Apple A7 64-bitAfter publicly stating that 64-bit was a gimmick in Apple’s latest A7 processor which was introduced with the iPhone 5s, a Qualcomm employee states the opposite: Qualcomm is wetting their pants. The employee, which remains anonymous, told HubSpot.com writer Dan Lyons that Apple’s 64-bit hit Qualcomm entire company “in the gut.” Here’s what the employee had to say about Apple’s A7 65-bit processor:

The 64-bit Apple chip hit us in the gut,” says the Qualcomm employee. “Not just us, but everyone, really. We were slack-jawed, and stunned, and unprepared. It’s not that big a performance difference right now, since most current software won’t benefit. But in Spinal Tap terms it’s like, 32 more, and now everyone wants it.

The roadmap for 64-bit was nowhere close to Apple’s, since no one thought it was that essential,” the Qualcomm insider says. “The evolution was going to be steady. Sure, it’s neat, it’s the future, but it’s not really essential for conditions now.”

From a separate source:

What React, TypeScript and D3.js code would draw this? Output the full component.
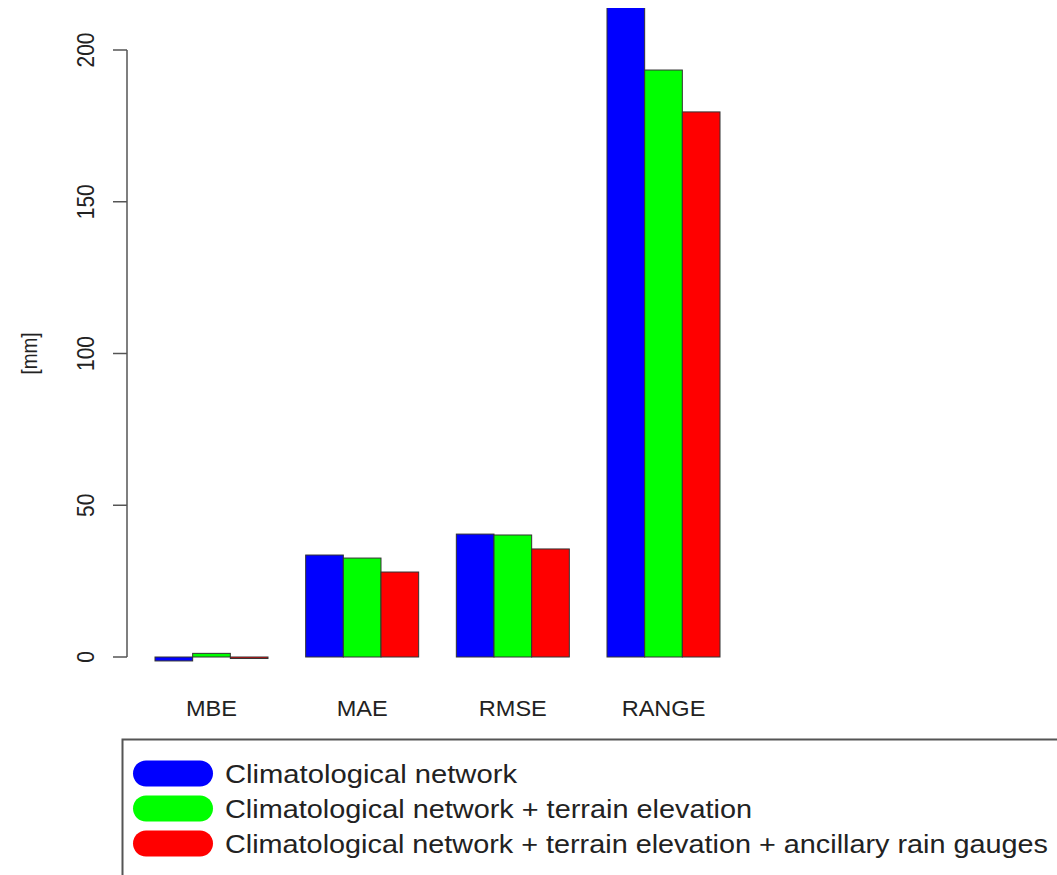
import React from "react";
import * as d3 from "d3";

const categories = ["MBE", "MAE", "RMSE", "RANGE"];
const seriesNames = [
  "Climatological network",
  "Climatological network + terrain elevation",
  "Climatological network + terrain elevation + ancillary rain gauges",
];
const seriesColors = ["#0000ff", "#00ff00", "#ff0000"];
const climNetwork = [-1.3, 33.6, 40.5, 240];
const climTerrain = [1.2, 32.6, 40.2, 193.4];
const climTerrainGauges = [-0.5, 28.0, 35.6, 179.6];
const yTicks = [0, 50, 100, 150, 200];

const series = [climNetwork, climTerrain, climTerrainGauges];

export default function App() {
  const W = 1057;
  const H = 875;
  const plotTop = 8;
  // bar-unit scale: each group = 1 space unit + 3 bars
  const x = d3.scaleLinear().domain([0, 16]).range([117.33, 720]);
  const y = d3.scaleLinear().domain([0, 200]).range([657, 50]);
  const font = "'Liberation Sans', Arial, Helvetica, sans-serif";
  const textCol = "#222";

  const legendWidths = [292, 527, 823];

  return (
    <svg
      width={W}
      height={H}
      style={{ position: "absolute", left: 0, top: 0, background: "#fff" }}
      fontFamily={font}
    >
      <defs>
        <clipPath id="plotclip">
          <rect x={0} y={plotTop} width={W} height={H - plotTop} />
        </clipPath>
      </defs>
      <g clipPath="url(#plotclip)">
        {categories.map((c, gi) =>
          series.map((s, si) => {
            const u = 1 + gi * 4 + si;
            const v = s[gi];
            const y0 = y(0);
            const y1 = y(v);
            return (
              <rect
                key={c + si}
                x={x(u)}
                width={x(u + 1) - x(u)}
                y={Math.min(y0, y1)}
                height={Math.abs(y1 - y0)}
                fill={seriesColors[si]}
                stroke="#333"
                strokeWidth={1}
              />
            );
          })
        )}
      </g>
      {/* y axis */}
      <line x1={127} x2={127} y1={y(200)} y2={y(0)} stroke="#555" strokeWidth={1.5} />
      {yTicks.map((t) => (
        <g key={t}>
          <line x1={113} x2={127} y1={y(t)} y2={y(t)} stroke="#555" strokeWidth={1.5} />
          <text
            transform={`translate(94,${y(t)}) scale(1.15,1) rotate(-90)`}
            textAnchor="middle"
            fontSize={21}
            fill={textCol}
          >
            {t}
          </text>
        </g>
      ))}
      <text
        transform={`translate(37,${y(100)}) scale(1.15,1) rotate(-90)`}
        textAnchor="middle"
        fontSize={19}
        fill={textCol}
      >
        [mm]
      </text>
      {categories.map((c, gi) => (
        <text
          key={c}
          transform={`translate(${x(1 + gi * 4 + 1.5)},716) scale(1.07,1)`}
          textAnchor="middle"
          fontSize={22}
          fill={textCol}
        >
          {c}
        </text>
      ))}
      {/* legend */}
      <rect x={122.5} y={739.5} width={1000} height={200} fill="none" stroke="#555" strokeWidth={2} />
      {seriesNames.map((n, i) => {
        const cy = 773.5 + i * 35;
        return (
          <g key={n}>
            <rect x={133} y={cy - 13} width={80} height={26} rx={13} ry={13} fill={seriesColors[i]} />
            <text
              x={225}
              y={cy + 9}
              fontSize={25}
              fill={textCol}
              textLength={legendWidths[i]}
              lengthAdjust="spacingAndGlyphs"
            >
              {n}
            </text>
          </g>
        );
      })}
    </svg>
  );
}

But once Apple introduced a 64-bit processor, all the other phone-makers wanted one too. “Apple kicked everybody in the balls with this. It’s being downplayed, but it set off panic in the industry.

64-bit processors are mainly used in computers. Apple was the first company to put a 64-bit processor in a smartphone when it released their iPhone 5s. Apple’s 64-bit CPU is also used in their latest tablets including the iPad mini models and the iPad Air. Now Qualcomm and Samsung will put 64-bit CPUs in their smartphones chip.